Example: Nexus Repository Manager
Nexus Repository Manager is a popular self-hosted repository solution used by many enterprises. To use it with your Python packages:
# Configure your .pypirc file for Nexus
cat > ~/.pypirc << EOF
[distutils]
index-servers =
pypi
nexus
[nexus]
repository = https://nexus.example.com/repository/pypi-internal/
username = your-username
password = your-password
EOF
# Upload your package to Nexus
python -m twine upload --repository nexus dist/*
To install packages from your Nexus repository:
# Add Nexus as a trusted source
pip config set global.index-url https://your-username:your-password@nexus.example.com/repository/pypi-internal/simple/
# Or for a one-time install
pip install --index-url https://your-username:your-password@nexus.example.com/repository/pypi-internal/simple/ awesomepkg
Uploading to the Public PyPI
-
Generate a production token in your PyPI account.
-
Paste the token into the
[pypi]
section of~/.pypirc
. -
Upload:
python -m twine upload dist/*
-
Double-check:
pip install awesomepkg==0.1.0
Versioning & Release Etiquette
Rule | Why it matters |
---|---|
Semantic Versioning (MAJOR.MINOR.PATCH ) | Signals compatibility expectations (breaking = MAJOR). |
Git tags (git tag v0.1.0 && git push --tags ) | Bind code snapshots to published artifacts. |
Changelog (CHANGELOG.md ) | Human-readable diffs help users upgrade confidently. |
Yanking over deleting | Yank bad releases (twine yank ) so pins break gracefully instead of 404s. |
Version-spec rules are formalised in PEP 440 (Python Packaging).
Conclusion
Packaging Python code doesn’t have to be complicated.

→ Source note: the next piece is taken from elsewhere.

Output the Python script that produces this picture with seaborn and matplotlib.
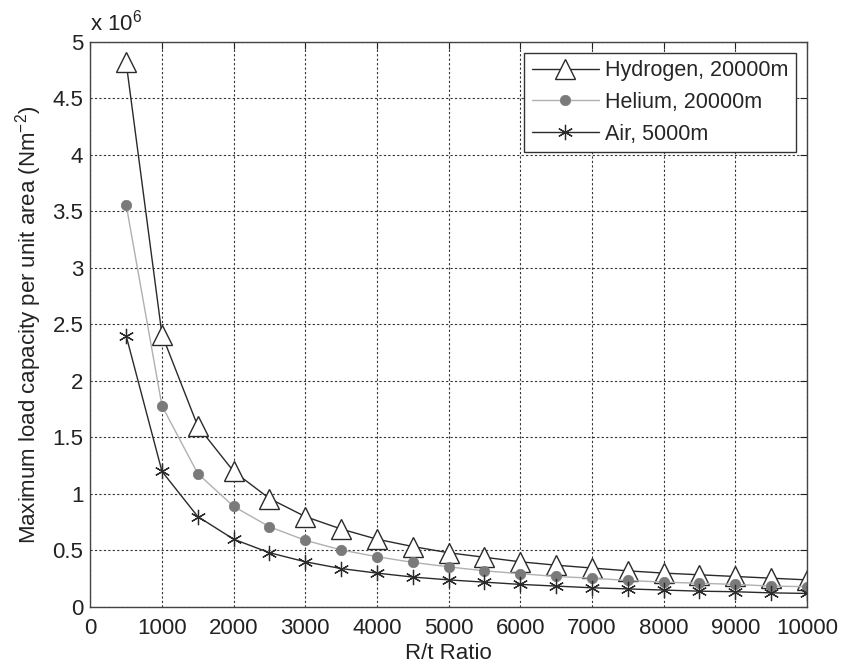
import numpy as np
import pandas as pd
import matplotlib
matplotlib.use("Agg")
import matplotlib.pyplot as plt
from matplotlib.ticker import FuncFormatter, MultipleLocator
import seaborn as sns

# R/t ratio sample points
rt_ratio = [500, 1000, 1500, 2000, 2500, 3000, 3500, 4000, 4500, 5000,
            5500, 6000, 6500, 7000, 7500, 8000, 8500, 9000, 9500, 10000]

# Maximum load capacity per unit area (N m^-2)
hydrogen_20000m = [4.82e6, 2.41e6, 1.60e6, 1.20e6, 0.96e6, 0.80e6, 0.69e6, 0.60e6,
                   0.535e6, 0.48e6, 0.44e6, 0.40e6, 0.37e6, 0.345e6, 0.32e6, 0.30e6,
                   0.285e6, 0.27e6, 0.255e6, 0.24e6]
helium_20000m = [3.56e6, 1.78e6, 1.18e6, 0.89e6, 0.71e6, 0.59e6, 0.505e6, 0.445e6,
                 0.395e6, 0.355e6, 0.32e6, 0.295e6, 0.27e6, 0.255e6, 0.235e6, 0.22e6,
                 0.21e6, 0.20e6, 0.185e6, 0.18e6]
air_5000m = [2.40e6, 1.20e6, 0.80e6, 0.60e6, 0.48e6, 0.40e6, 0.34e6, 0.30e6,
             0.265e6, 0.24e6, 0.22e6, 0.20e6, 0.185e6, 0.17e6, 0.16e6, 0.15e6,
             0.14e6, 0.135e6, 0.125e6, 0.12e6]

series_labels = ["Hydrogen, 20000m", "Helium, 20000m", "Air, 5000m"]
x_ticks = list(range(0, 10001, 1000))

df = pd.DataFrame({
    "R/t": rt_ratio * 3,
    "load": hydrogen_20000m + helium_20000m + air_5000m,
    "gas": [series_labels[0]] * len(rt_ratio)
           + [series_labels[1]] * len(rt_ratio)
           + [series_labels[2]] * len(rt_ratio),
})

sns.set_style("white")
plt.rcParams["font.family"] = ["Liberation Sans", "DejaVu Sans"]
plt.rcParams["mathtext.fontset"] = "custom"
plt.rcParams["mathtext.rm"] = "Liberation Sans"
plt.rcParams["mathtext.it"] = "Liberation Sans:italic"

fig = plt.figure(figsize=(8.52, 6.66), dpi=100)
ax = fig.add_axes([0.106, 0.0886, 0.841, 0.8484])

styles = {
    series_labels[0]: dict(color="#2a2a2a", lw=1.0, marker="^", ms=14,
                           mfc="white", mec="#2a2a2a", mew=1.0),
    series_labels[1]: dict(color="#b0b0b0", lw=1.0, marker="o", ms=7.5,
                           mfc="#7a7a7a", mec="#7a7a7a", mew=0.5),
    series_labels[2]: dict(color="#2a2a2a", lw=1.0, marker=(6, 2, 0), ms=11,
                           mfc="#2a2a2a", mec="#2a2a2a", mew=0.9),
}

for name in series_labels:
    st = styles[name]
    sns.lineplot(data=df[df["gas"] == name], x="R/t", y="load", ax=ax,
                 label=name, color=st["color"], linewidth=st["lw"],
                 marker=st["marker"], markersize=st["ms"],
                 markerfacecolor=st["mfc"], markeredgecolor=st["mec"],
                 markeredgewidth=st["mew"], errorbar=None)

ax.set_xlim(0, 10000)
ax.set_ylim(0, 5e6)
ax.set_xticks(x_ticks)
ax.yaxis.set_major_locator(MultipleLocator(0.5e6))
ax.yaxis.set_major_formatter(FuncFormatter(lambda v, p: f"{v / 1e6:g}"))

ax.grid(True, color="#333333", linestyle=(0, (2, 2)), linewidth=0.8)
ax.tick_params(direction="in", length=5, width=0.8, labelsize=16,
               top=True, right=True, colors="#222222")
ax.tick_params(axis="x", pad=8)
ax.tick_params(axis="y", pad=5)
for sp in ax.spines.values():
    sp.set_color("#444444")
    sp.set_linewidth(1.0)

ax.set_xlabel("R/t Ratio", fontsize=16, color="#222222", labelpad=3)
ax.set_ylabel("Maximum load capacity per unit area (Nm$^{-2}$)", fontsize=16,
              color="#222222", labelpad=6)
ax.text(0.0, 1.012, "x 10$^{6}$", transform=ax.transAxes, fontsize=16,
        color="#222222", ha="left", va="bottom")

leg = ax.legend(loc="upper right", fontsize=15.5, frameon=True, fancybox=False,
                edgecolor="#333333", framealpha=1.0, borderpad=0.35,
                handlelength=3.1, handletextpad=0.3, labelspacing=0.5,
                borderaxespad=0.5)
leg.get_frame().set_linewidth(1.0)

fig.savefig("out.png", dpi=100)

We’ve walked through the entire process from structuring your project to publishing it on PyPI. Whether you choose the traditional setup.py
approach or the modern pyproject.toml
standard, the core workflow remains similar.
The Python packaging ecosystem continues to evolve, but the fundamentals we’ve covered here will serve you well for years to come. Now go build something awesome and share it with the world!